May 26, 2009
Justice, ethnicity, immigration status, and empathy
The Texas Supreme Court is being asked to void a $15.8 million damages award to a family which lost four members in a truck accident because the driver's illegal immigrant status was mentioned during the trial, and purportedly inflamed the jury. Chuck Lindell writes in the Austin Statesman:
The information "gave permission to this non-Hispanic jury to decide that the truck driver was responsible - not because he crossed the center line of the highway, but because he crossed the U.S.-Mexico border and was allowed to drive the truck," TXI's lawyer, Reagan Simpson, told the court during oral arguments in October.Lawyers for the Hughes family, which lost members of four generations in the accident, said the immigration information was presented to show that the truck driver did not have a viable commercial driver's license and that TXI did not properly investigate its employee's driving record."TXI admitted that it didn't train or test him and took on face value that he had seven years of driving experience," said Brian Stagner, a lawyer for the Hughes family. "We were able to prove, in part by using immigration evidence, that he had little over two years."
I have to wonder how advocates of empathy as a judicial tool would handle this case.
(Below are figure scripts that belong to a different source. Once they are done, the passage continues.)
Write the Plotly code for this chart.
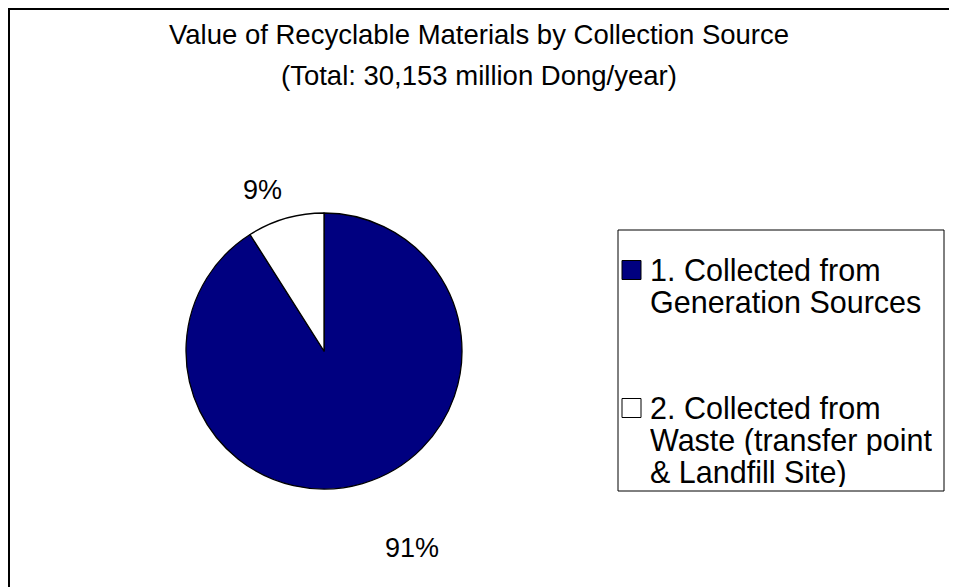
import plotly.graph_objects as go

# Figure is placed by the page at an 8px body margin, so it is sized to fit the window.
W, H = 949, 579

# ---- data ----
labels = ["1. Collected from Generation Sources",
          "2. Collected from Waste (transfer point & Landfill Site)"]
legend_lines = [["1. Collected from", "Generation Sources"],
                ["2. Collected from", "Waste (transfer point", "& Landfill Site)"]]
values = [91, 9]
colors = ["#000080", "#FFFFFF"]
title_lines = ["Value of Recyclable Materials by Collection Source",
               "(Total: 30,153 million Dong/year)"]

FONT = "Liberation Sans, Arial, sans-serif"


def px(x):
    return x / W


def py(y):
    return 1 - y / H


cx, cy, r = 316, 343, 138

fig = go.Figure()
fig.add_trace(go.Pie(
    labels=labels, values=values, sort=False, direction="clockwise", rotation=0,
    marker=dict(colors=colors, line=dict(color="black", width=1.3)),
    textinfo="none", hoverinfo="label+percent", showlegend=False,
    domain=dict(x=[px(cx - r), px(cx + r)], y=[py(cy + r), py(cy - r)]),
))

total = sum(values)
pct = [f"{round(v / total * 100)}%" for v in values]
label_pos = [(404, 540), (254, 182)]

annotations = []
for t, (x, y) in zip(pct, label_pos):
    annotations.append(dict(x=px(x), y=py(y), xref="paper", yref="paper", text=t,
                            showarrow=False, xanchor="center", yanchor="middle",
                            font=dict(family=FONT, size=27, color="black")))

for t, y in zip(title_lines, [27, 67]):
    annotations.append(dict(x=px(471), y=py(y), xref="paper", yref="paper", text=t,
                            showarrow=False, xanchor="center", yanchor="middle",
                            font=dict(family=FONT, size=27.5, color="black")))

shapes = []
# outer chart border (only top/left visible)
shapes.append(dict(type="rect", xref="paper", yref="paper",
                   x0=px(1), x1=1.02, y0=-0.02, y1=py(1),
                   line=dict(color="black", width=2), fillcolor="rgba(0,0,0,0)"))
# legend box
shapes.append(dict(type="rect", xref="paper", yref="paper",
                   x0=px(610), x1=px(936), y0=py(483), y1=py(222),
                   line=dict(color="black", width=1), fillcolor="white"))

legend_item_y = [262, 400]
line_h = 32
for col, lines, y0 in zip(colors, legend_lines, legend_item_y):
    shapes.append(dict(type="rect", xref="paper", yref="paper",
                       x0=px(614), x1=px(633), y0=py(y0 + 9.5), y1=py(y0 - 9.5),
                       line=dict(color="black", width=1), fillcolor=col))
    for k, ln in enumerate(lines):
        annotations.append(dict(x=px(641), y=py(y0 + k * line_h), xref="paper", yref="paper",
                                text=ln, showarrow=False, xanchor="left", yanchor="middle",
                                height=30, borderpad=0,
                                font=dict(family=FONT, size=30.5, color="black")))

fig.update_layout(
    width=W, height=H, autosize=False,
    margin=dict(l=0, r=0, t=0, b=0),
    paper_bgcolor="white", plot_bgcolor="white",
    annotations=annotations, shapes=shapes,
)

fig.write_html("out.html")
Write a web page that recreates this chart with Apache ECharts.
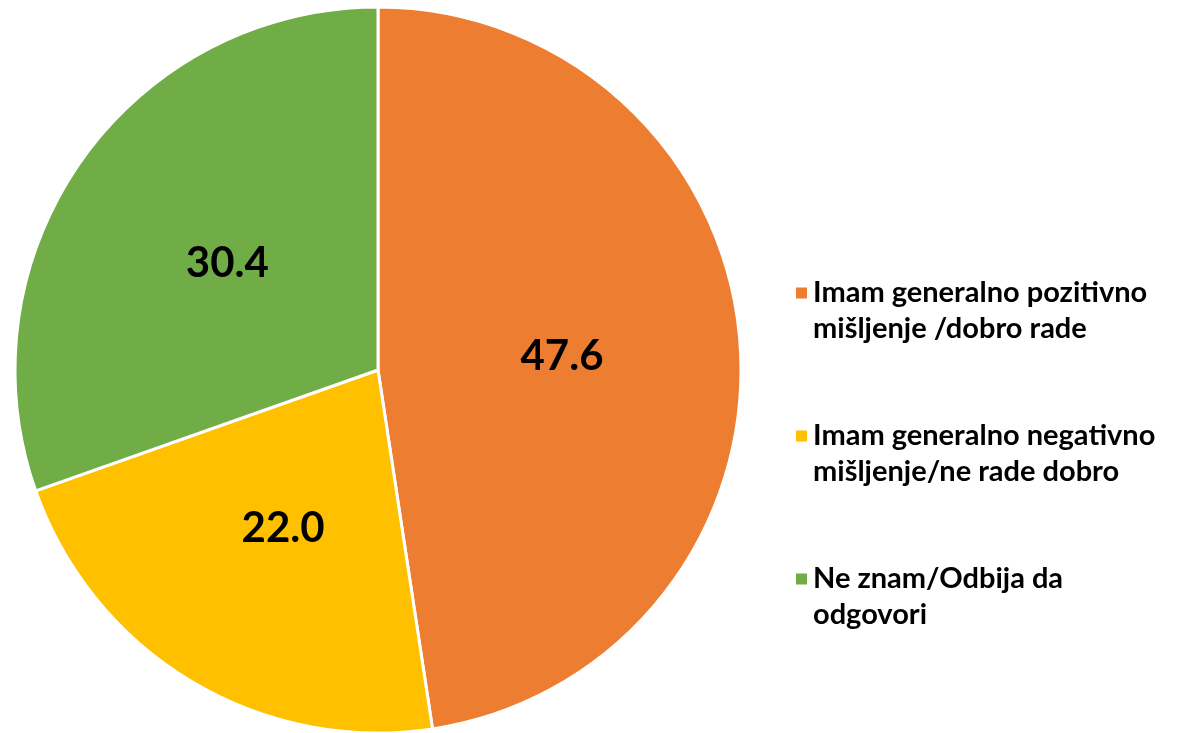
<!DOCTYPE html>
<html>
<head>
<meta charset="utf-8">
<script src="https://cdn.jsdelivr.net/npm/echarts@6/dist/echarts.min.js"></script>
<style>
    html, body { margin: 0; padding: 0; background: #fff; }
    #chart { width: 1178px; height: 733px; }
</style>
</head>
<body>
<div id="chart"></div>
<script>
// 数据
const categories = [
    'Imam generalno pozitivno\nmišljenje /dobro rade',
    'Imam generalno negativno\nmišljenje/ne rade dobro',
    'Ne znam/Odbija da\nodgovori'
];
const values = [47.6, 22.0, 30.4];
const colors = ['#ED7D31', '#FFC000', '#70AD47'];

const fontFamily = 'Lato, "Liberation Sans", sans-serif';

let myChart = echarts.init(document.getElementById('chart'));
let option = {
    color: colors,
    animation: false,
    legend: {
        orient: 'vertical',
        left: 789,
        top: 234,
        itemWidth: 13,
        itemHeight: 13,
        itemGap: 35,
        icon: 'rect',
        // 空的第一行让图标与文字第一行对齐
        formatter: name => '\n' + name,
        textStyle: {
            fontFamily: fontFamily,
            fontWeight: 'bold',
            fontSize: 29,
            lineHeight: 36,
            color: '#000'
        },
        data: categories
    },
    series: [{
        type: 'pie',
        center: [378, 370],
        radius: [0, 363],
        startAngle: 90,
        clockwise: true,
        itemStyle: {
            borderColor: '#fff',
            borderWidth: 3
        },
        label: {
            position: 'inside',
            fontFamily: fontFamily,
            fontWeight: 'bold',
            fontSize: 42,
            color: '#000',
            formatter: p => p.value.toFixed(1)
        },
        labelLine: { show: false },
        data: categories.map((name, i) => ({ name: name, value: values[i] }))
    }]
};
myChart.setOption(option);
</script>
</body>
</html>
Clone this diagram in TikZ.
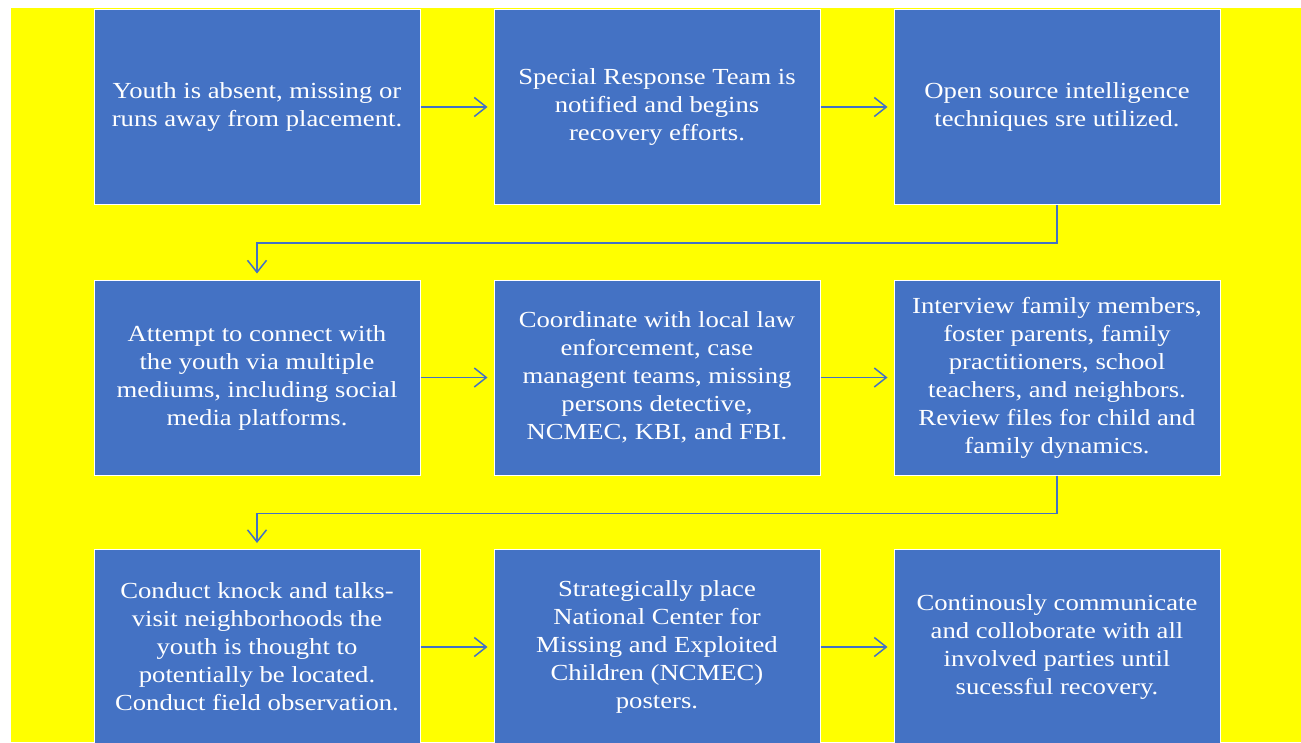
\documentclass[tikz,border=0pt]{standalone}
\usepackage{fontspec}
\setmainfont{Liberation Serif}[FakeStretch=1.16]
\usetikzlibrary{arrows.meta}
\definecolor{boxblue}{HTML}{4472C4}
\definecolor{bgyellow}{HTML}{FFFF00}
\tikzset{
  stepbox/.style={rectangle, fill=boxblue, draw=white, line width=1pt,
    minimum width=326pt, minimum height=195pt, inner sep=0pt,
    text=white, align=center,
    font=\fontsize{23pt}{28pt}\selectfont},
  flowarrow/.style={draw=boxblue, line width=1.5pt,
    -{Straight Barb[length=12pt,width=19pt,line width=1.5pt]}, shorten >=6pt},
}
\begin{document}
\begin{tikzpicture}[x=1pt,y=-1pt]
\useasboundingbox (0,0) rectangle (1301,742);
\clip (0,0) rectangle (1301,742);
\fill[white] (0,0) rectangle (1301,742);
\fill[bgyellow] (11,7.7) rectangle (1301,742);

\node[stepbox] (b1) at (257,107) {Youth is absent, missing or\\runs away from placement.};
\node[stepbox] (b2) at (657,107) {Special Response Team is\\notified and begins\\recovery efforts.};
\node[stepbox] (b3) at (1057,107) {Open source intelligence\\techniques sre utilized.};

\node[stepbox] (b4) at (257,377.5) {Attempt to connect with\\the youth via multiple\\mediums, including social\\media platforms.};
\node[stepbox] (b5) at (657,377.5) {Coordinate with local law\\enforcement, case\\managent teams, missing\\persons detective,\\NCMEC, KBI, and FBI.};
\node[stepbox] (b6) at (1057,377.5) {Interview family members,\\foster parents, family\\practitioners, school\\teachers, and neighbors.\\Review files for child and\\family dynamics.};

\node[stepbox] (b7) at (257,647) {Conduct knock and talks-\\visit neighborhoods the\\youth is thought to\\potentially be located.\\Conduct field observation.};
\node[stepbox] (b8) at (657,647) {Strategically place\\National Center for\\Missing and Exploited\\Children (NCMEC)\\posters.};
\node[stepbox] (b9) at (1057,647) {Continously communicate\\and colloborate with all\\involved parties until\\sucessful recovery.};

\draw[flowarrow] (b1.east) -- (b2.west);
\draw[flowarrow] (b2.east) -- (b3.west);
\draw[flowarrow] (b4.east) -- (b5.west);
\draw[flowarrow] (b5.east) -- (b6.west);
\draw[flowarrow] (b7.east) -- (b8.west);
\draw[flowarrow] (b8.east) -- (b9.west);

\draw[flowarrow] (b3.south) -- ++(0,38) -| (b4.north);
\draw[flowarrow] (b6.south) -- ++(0,38) -| (b7.north);
\end{tikzpicture}
\end{document}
Would empathy for the aggrieved family count for anything, or only empathy for a member of an established victim category?
How is one supposed to believe that the trucking company fulfilled its responsibility to select capable drivers if the individual they chose wasn't even in the country legally?
Should the family be denied just compensation for its terrible loss because a clearly relevant (in my mind) fact was introduced, it will be a terrible injustice. That would seem to be a step down the path of a two class system of justice, with presumed victims held to a lower standard of behavior.